A merchant of Paris was devout enough to attend the various activities of the mission, and seeing the great good effected by God was moved by the experience. One day he came to the house where the priests took their meals, and asked to speak to the head of the band. He announced himself as a widower, having lost his wife and children. He was now coming to offer his temporal goods, amounting to over seven or eight thousand livres annual income, and himself, too, to serve for the remainder of his life. All this, if only the priests would remain together and continue to devote themselves in other places to the same work they had done in this neighborhood. He added that he knew of no way he could render greater service to God, or obtain a greater good for the Church, or better use his personal gifts and possessions. He was thanked graciously for his gesture of good will, but those who had worked on this mission were indeed resolved to serve God throughout their lives in similar activities, yet they for many good reasons were not called to live together in the way he hoped. They assured him that God was most pleased with his good will.

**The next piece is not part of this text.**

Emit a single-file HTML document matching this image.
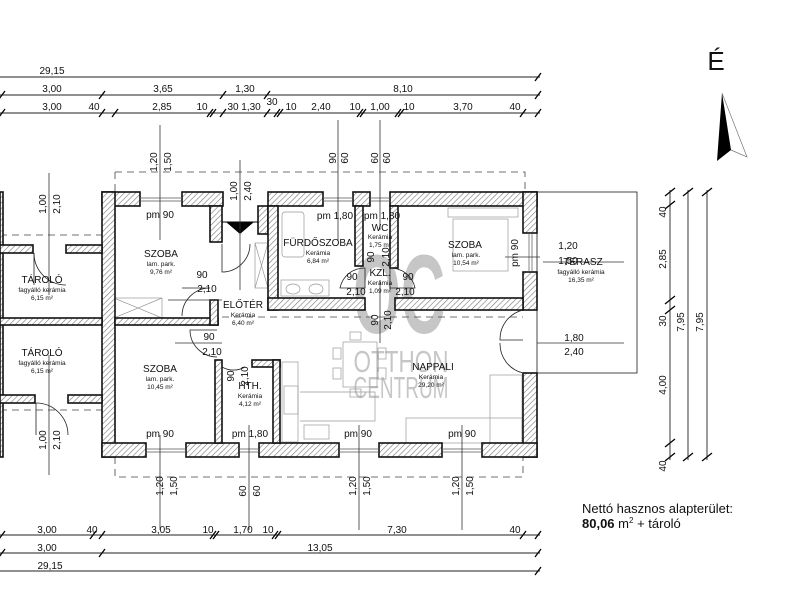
<!DOCTYPE html>
<html><head><meta charset="utf-8"><style>
html,body{margin:0;padding:0;background:#fff;}
svg{display:block;font-family:"Liberation Sans",sans-serif;}
</style></head><body>
<svg width="800" height="616" viewBox="0 0 800 616" xmlns="http://www.w3.org/2000/svg">
<defs>
<pattern id="h" width="4" height="4" patternUnits="userSpaceOnUse" patternTransform="rotate(45)">
<rect width="4" height="4" fill="#fff"/><line x1="0" y1="0" x2="0" y2="4" stroke="#777" stroke-width="1.2"/>
</pattern>
</defs>
<rect width="800" height="616" fill="#fff"/>

<!-- watermark -->
<g fill="#bdbdbd" opacity="0.85">
<text x="399" y="333" font-size="112" font-weight="bold" text-anchor="middle" textLength="92" lengthAdjust="spacingAndGlyphs">OC</text>
<text x="401" y="372" font-size="31" text-anchor="middle" textLength="95" lengthAdjust="spacingAndGlyphs">OTTHON</text>
<text x="401" y="398" font-size="31" text-anchor="middle" textLength="95" lengthAdjust="spacingAndGlyphs">CENTRUM</text>
</g>

<!-- top dimension lines -->
<g stroke="#222" stroke-width="1" fill="none">
<line x1="0" y1="77" x2="540" y2="77"/>
<line x1="0" y1="95" x2="540" y2="95"/>
<line x1="0" y1="113" x2="540" y2="113"/>
<line x1="0" y1="535" x2="540" y2="535"/>
<line x1="0" y1="553" x2="540" y2="553"/>
<line x1="0" y1="571" x2="540" y2="571"/>
</g>
<g stroke="#000" stroke-width="1.3">
<path d="M535 81 L541 73 M-1 99 L5 91 M99 99 L105 91 M220 99 L226 91 M264 99 L270 91 M535 99 L541 91
M-1 117 L5 109 M99 117 L105 109 M112 117 L118 109 M207 117 L213 109 M210 117 L216 109 M220 117 L226 109 M264 117 L270 109 M274 117 L280 109 M277 117 L283 109 M357 117 L363 109 M360 117 L366 109 M395 117 L401 109 M398 117 L404 109 M520 117 L526 109 M535 117 L541 109
M-1 539 L5 531 M90 539 L96 531 M99 539 L105 531 M210 539 L216 531 M213 539 L219 531 M272 539 L278 531 M275 539 L281 531 M520 539 L526 531 M535 539 L541 531
M-1 557 L5 549 M99 557 L105 549 M535 557 L541 549
M535 575 L541 567"/>
</g>
<g font-size="10" fill="#111" text-anchor="middle">
<text x="52" y="74">29,15</text>
<text x="52" y="92">3,00</text><text x="163" y="92">3,65</text><text x="245" y="92">1,30</text><text x="403" y="92">8,10</text>
<text x="272" y="105">30</text>
<text x="52" y="110">3,00</text><text x="94" y="110">40</text><text x="162" y="110">2,85</text><text x="202" y="110">10</text><text x="233" y="110">30</text><text x="251" y="110">1,30</text><text x="291" y="110">10</text><text x="321" y="110">2,40</text><text x="355" y="110">10</text><text x="380" y="110">1,00</text><text x="409" y="110">10</text><text x="463" y="110">3,70</text><text x="515" y="110">40</text>
<text x="47" y="533">3,00</text><text x="92" y="533">40</text><text x="161" y="533">3,05</text><text x="208" y="533">10</text><text x="243" y="533">1,70</text><text x="268" y="533">10</text><text x="397" y="533">7,30</text><text x="515" y="533">40</text>
<text x="47" y="551">3,00</text><text x="320" y="551">13,05</text>
<text x="50" y="569">29,15</text>
</g>

<!-- dashed lines -->
<g stroke="#444" stroke-width="0.8" stroke-dasharray="7,5" fill="none">
<path d="M115 172 L525 172 L525 192"/>
<path d="M115 172 L115 192"/>
<path d="M115 457 L115 477 L523 477 L523 457"/>
<line x1="0" y1="235" x2="102" y2="235"/>
<line x1="0" y1="410" x2="102" y2="410"/>
<line x1="222" y1="317" x2="523" y2="317"/>
</g>

<!-- terrace -->
<rect x="537" y="192" width="100" height="181" fill="none" stroke="#333" stroke-width="0.9"/>

<!-- furniture light -->
<g stroke="#999" stroke-width="0.7" fill="none">
<rect x="448" y="208" width="70" height="9"/>
<rect x="453" y="219" width="55" height="52"/>
<rect x="282" y="212" width="22" height="45" rx="3"/>
<rect x="281" y="280" width="48" height="16"/>
<ellipse cx="293" cy="289" rx="7" ry="5"/><ellipse cx="316" cy="289" rx="7" ry="5"/>
<rect x="114" y="298" width="48" height="20"/><path d="M114 298 L162 318 M162 298 L114 318"/>
<rect x="255" y="243" width="13" height="45"/><path d="M255 243 L268 288 M268 243 L255 288"/>
<rect x="282" y="362" width="16" height="80"/><rect x="284" y="386" width="14" height="28"/>
<rect x="304" y="425" width="25" height="14"/>
<rect x="343" y="342" width="34" height="45"/>
<rect x="350" y="332" width="11" height="8"/><rect x="350" y="389" width="11" height="8"/>
<rect x="333" y="348" width="8" height="11"/><rect x="333" y="368" width="8" height="11"/>
<rect x="378" y="348" width="8" height="11"/><rect x="378" y="368" width="8" height="11"/>
<rect x="406" y="418" width="116" height="25"/><rect x="490" y="375" width="32" height="68"/>
<path d="M300 421 L375 421 L375 392 L300 392"/>
</g>

<!-- walls -->
<g fill="url(#h)" stroke="#111" stroke-width="1.6">
<rect x="102" y="192" width="38" height="14"/>
<rect x="182" y="192" width="41" height="14"/>
<rect x="268" y="192" width="55" height="14"/>
<rect x="353" y="192" width="17" height="14"/>
<rect x="390" y="192" width="147" height="14"/>
<rect x="102" y="192" width="13" height="265"/>
<rect x="523" y="192" width="14" height="41"/>
<rect x="523" y="272" width="14" height="38"/>
<rect x="523" y="373" width="14" height="84"/>
<rect x="102" y="443" width="44" height="14"/>
<rect x="186" y="443" width="53" height="14"/>
<rect x="259" y="443" width="80" height="14"/>
<rect x="379" y="443" width="63" height="14"/>
<rect x="482" y="443" width="55" height="14"/>
<rect x="210" y="206" width="12" height="36"/>
<rect x="258" y="206" width="10" height="28"/>
<rect x="268" y="206" width="10" height="104"/>
<rect x="268" y="298" width="97" height="12"/>
<rect x="395" y="298" width="128" height="12"/>
<rect x="355" y="206" width="8" height="60"/>
<rect x="390" y="206" width="8" height="62"/>
<rect x="115" y="318" width="103" height="7"/>
<rect x="210" y="300" width="8" height="25"/>
<rect x="215" y="360" width="7" height="83"/>
<rect x="252" y="360" width="28" height="7"/>
<rect x="273" y="360" width="7" height="83"/>
<rect x="0" y="192" width="3" height="265"/>
<rect x="0" y="245" width="33" height="8"/>
<rect x="66" y="245" width="36" height="8"/>
<rect x="0" y="318" width="102" height="7"/>
<rect x="0" y="395" width="35" height="8"/>
<rect x="68" y="395" width="34" height="8"/>
</g>
<g stroke="#555" stroke-width="0.7">
<path d="M140 198 H182 M140 201 H182 M323 198 H353 M323 201 H353 M370 198 H390 M370 201 H390 M529 233 V272 M532 233 V272 M146 449 H186 M146 452 H186 M239 449 H259 M239 452 H259 M339 449 H379 M339 452 H379 M442 449 H482 M442 452 H482"/>
</g>

<!-- doors -->
<g stroke="#222" stroke-width="0.8" fill="none">
<path d="M222 244 L222 272 A28 28 0 0 0 250 244"/>
<path d="M182 288 L210 288 A28 28 0 0 0 182 316"/>
<path d="M365 288 L365 268 A25 25 0 0 0 340 288 Z" />
<path d="M390 288 L390 268 A25 25 0 0 1 415 288 Z"/>
<path d="M217 330 L190 330 A27 27 0 0 0 217 357"/>
<path d="M222 390 L222 367 A23 23 0 0 0 245 367"/>
<path d="M523 310 A30 30 0 0 0 500 340 L523 340 M523 373 A30 30 0 0 1 500 343"/>
<path d="M34 253 A32 32 0 0 0 66 285 M36 403 A32 32 0 0 1 68 435"/>
<line x1="34" y1="253" x2="34" y2="285"/><line x1="36" y1="403" x2="36" y2="435"/>
</g>
<polygon points="226,222 254,222 240,234" fill="#000"/>
<line x1="222" y1="222" x2="258" y2="222" stroke="#000" stroke-width="1"/>

<g stroke="#333" stroke-width="0.8">
<line x1="160" y1="125" x2="160" y2="240"/>
<line x1="240" y1="160" x2="240" y2="290"/>
<line x1="338" y1="120" x2="338" y2="240"/>
<line x1="380" y1="120" x2="380" y2="230"/>
<line x1="49" y1="173" x2="49" y2="295"/>
<line x1="49" y1="355" x2="49" y2="475"/>
<line x1="160" y1="435" x2="160" y2="530"/>
<line x1="249" y1="425" x2="249" y2="530"/>
<line x1="359" y1="425" x2="359" y2="530"/>
<line x1="462" y1="425" x2="462" y2="530"/>
<line x1="380" y1="280" x2="380" y2="343"/>
<line x1="543" y1="262" x2="624" y2="262"/>
<line x1="537" y1="343" x2="624" y2="343"/>
<line x1="505" y1="257" x2="540" y2="257"/>
<line x1="168" y1="300" x2="222" y2="300"/>
<line x1="175" y1="343" x2="222" y2="343"/>
</g>

<g font-size="10" fill="#111" text-anchor="middle">
<text transform="translate(157,162) rotate(-90)">1,20</text><text transform="translate(171,162) rotate(-90)">1,50</text>
<text transform="translate(237,191) rotate(-90)">1,00</text><text transform="translate(251,191) rotate(-90)">2,40</text>
<text transform="translate(336,158) rotate(-90)">90</text><text transform="translate(348,158) rotate(-90)">60</text>
<text transform="translate(378,158) rotate(-90)">60</text><text transform="translate(390,158) rotate(-90)">60</text>
<text transform="translate(46,204) rotate(-90)">1,00</text><text transform="translate(60,204) rotate(-90)">2,10</text>
<text transform="translate(46,440) rotate(-90)">1,00</text><text transform="translate(60,440) rotate(-90)">2,10</text>
<text transform="translate(163,486) rotate(-90)">1,20</text><text transform="translate(177,486) rotate(-90)">1,50</text>
<text transform="translate(246,491) rotate(-90)">60</text><text transform="translate(260,491) rotate(-90)">60</text>
<text transform="translate(356,486) rotate(-90)">1,20</text><text transform="translate(370,486) rotate(-90)">1,50</text>
<text transform="translate(459,486) rotate(-90)">1,20</text><text transform="translate(473,486) rotate(-90)">1,50</text>
<text transform="translate(374,257) rotate(-90)">90</text><text transform="translate(389,257) rotate(-90)">2,10</text>
<text transform="translate(378,320) rotate(-90)">90</text><text transform="translate(391,320) rotate(-90)">2,10</text>
<text transform="translate(234,376) rotate(-90)">90</text><text transform="translate(248,376) rotate(-90)">2,10</text>
<text transform="translate(518,253) rotate(-90)">pm 90</text>
</g>

<g font-size="10" fill="#111" text-anchor="middle">
<text x="160" y="218">pm 90</text>
<text x="335" y="219">pm 1,80</text><text x="382" y="219">pm 1,80</text>
<text x="202" y="278">90</text><text x="207" y="292">2,10</text>
<text x="352" y="280">90</text><text x="356" y="295">2,10</text>
<text x="408" y="280">90</text><text x="405" y="295">2,10</text>
<text x="209" y="340">90</text><text x="212" y="355">2,10</text>
<text x="160" y="437">pm 90</text><text x="250" y="437">pm 1,80</text>
<text x="358" y="437">pm 90</text><text x="462" y="437">pm 90</text>
<text x="568" y="249">1,20</text><text x="568" y="264">1,50</text>
<text x="574" y="341">1,80</text><text x="574" y="355">2,40</text>
</g>

<g fill="#111" text-anchor="middle">
<g font-size="10">
<text x="161" y="257">SZOBA</text><text x="42" y="283">TÁROLÓ</text><text x="465" y="248">SZOBA</text>
<text x="318" y="246">FÜRDŐSZOBA</text><text x="380" y="231">WC</text><text x="380" y="276">KZL.</text>
<text x="243" y="308">ELŐTÉR</text><text x="42" y="356">TÁROLÓ</text><text x="160" y="372">SZOBA</text>
<text x="250" y="389">HTH.</text><text x="433" y="370">NAPPALI</text><text x="583" y="265">TERASZ</text>
</g>
<g font-size="6.5">
<text x="161" y="266">lam. park.</text><text x="161" y="274">9,76 m²</text>
<text x="42" y="292">fagyálló kerámia</text><text x="42" y="300">6,15 m²</text>
<text x="466" y="257">lam. park.</text><text x="466" y="265">10,54 m²</text>
<text x="318" y="255">Kerámia</text><text x="318" y="263">6,84 m²</text>
<text x="380" y="239">Kerámia</text><text x="380" y="247">1,75 m²</text>
<text x="380" y="285">Kerámia</text><text x="380" y="293">1,09 m²</text>
<text x="243" y="317">Kerámia</text><text x="243" y="325">6,40 m²</text>
<text x="42" y="365">fagyálló kerámia</text><text x="42" y="373">6,15 m²</text>
<text x="160" y="381">lam. park.</text><text x="160" y="389">10,45 m²</text>
<text x="250" y="398">Kerámia</text><text x="250" y="406">4,12 m²</text>
<text x="431" y="379">Kerámia</text><text x="431" y="387">29,20 m²</text>
<text x="581" y="274">fagyálló kerámia</text><text x="581" y="282">16,35 m²</text>
</g>
</g>

<g stroke="#222" stroke-width="0.9">
<line x1="670" y1="190" x2="670" y2="460"/>
<line x1="688" y1="190" x2="688" y2="460"/>
<line x1="707" y1="190" x2="707" y2="460"/>
</g>
<g stroke="#000" stroke-width="1.3">
<path d="M665 196 L675 188 M665 209 L675 201 M665 304 L675 296 M665 314 L675 306 M665 447 L675 439 M665 461 L675 453
M683 196 L693 188 M683 461 L693 453 M702 196 L712 188 M702 461 L712 453"/>
</g>
<g font-size="10" fill="#111" text-anchor="middle">
<text transform="translate(666,212) rotate(-90)">40</text>
<text transform="translate(666,259) rotate(-90)">2,85</text>
<text transform="translate(666,321) rotate(-90)">30</text>
<text transform="translate(666,385) rotate(-90)">4,00</text>
<text transform="translate(666,466) rotate(-90)">40</text>
<text transform="translate(684,322) rotate(-90)">7,95</text>
<text transform="translate(703,322) rotate(-90)">7,95</text>
</g>

<text x="716" y="70" font-size="26" text-anchor="middle" fill="#111">É</text>
<polygon points="722,93 717,161 731,150" fill="#000"/>
<polyline points="722,93 747,157 731,150" fill="none" stroke="#777" stroke-width="0.7"/>

<text x="582" y="513" font-size="13" fill="#111">Nettó hasznos alapterület:</text>
<text x="582" y="528" font-size="13" fill="#111"><tspan font-weight="bold">80,06</tspan> m<tspan font-size="8" dy="-5">2</tspan><tspan dy="5"> + tároló</tspan></text>
</svg>
</body></html>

The Providence of God made use of this mission not only for the immediate good done by it, but as a preparation for the blessings and graces he wished to bestow upon that area in the immediate future by the ministry of Father Olier, who shortly afterward was called to be the pastor of Saint Sulpice, where with members of his community and his seminary, he not only conserved but increased and perfected the good accomplished through this mission.4
- The Duchess d’Aguillon.
- Exod 8:19.
- Not a direct quotation from scripture, but reminiscent of passages such as Isa 66:2 and Acts 7:50.
- Olier accepted this parish in the following year, 1642. At the beginning of his ministry, he highly praised the missionaries who had preceded him, particularly Francois Perrochel, the future bishop of Boulogne, who had preached with a remarkable simplicity and effect.